The next consideration should be whether your application will require manual-ranging, or whether auto-ranging is acceptable. They function just as they sound. Auto-ranging automatically selects the correct range for the test being conducted (i.e. amps, milliamps, microamps, etc.) and manual-ranging requires the user to adjust the range for a more accurate reading of the test.
Ok, so why wouldn’t you just purchase auto-ranging? While their accuracy is very high, manual-ranging multimeters allow the user to fine tune the reading to more decimal points when necessary. For many applications that wouldn’t be required, but when it is, then a manual-ranging meter is the right tool for the job. If this won’t be a common need for the user, some auto-ranging meters have manual-ranging features, so that could be a good solution as well.

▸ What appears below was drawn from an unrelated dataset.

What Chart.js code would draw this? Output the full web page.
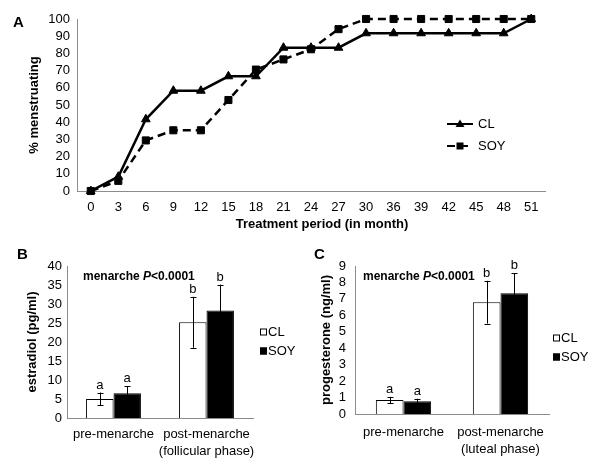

Some will only measure one type of value, while others measure six or more. There is a meter to fit every need. For those just starting out and unsure what to get, I would recommend something that measures voltage, current, and resistance for sure and one that has a continuity test function.
(Image source: Mueller Electric Co)
Now that I’ve covered the meters, let me go over some of the probe options. Most meters come with at least one set of probes, some come with more. The most common is the test probe. These have a fine point on the end allowing you to “probe” them into tight places within circuits for testing or through wire insulation. Although these are the probes most commonly provided with meters, there are many other types, and each has their own best use depending on application. Some other types are:
- Alligator Clips
- Spade Lugs
- Tweezer Leads
There are many variants that I have not listed along with multiple size options of each. One thing to note is that if a meter can measure temperature, it will require a special temperature probe.
These powerful tools are a necessity for all labs/Makerspaces. They will save you hours of frustration troubleshooting circuits and could even save you money in the right circumstances.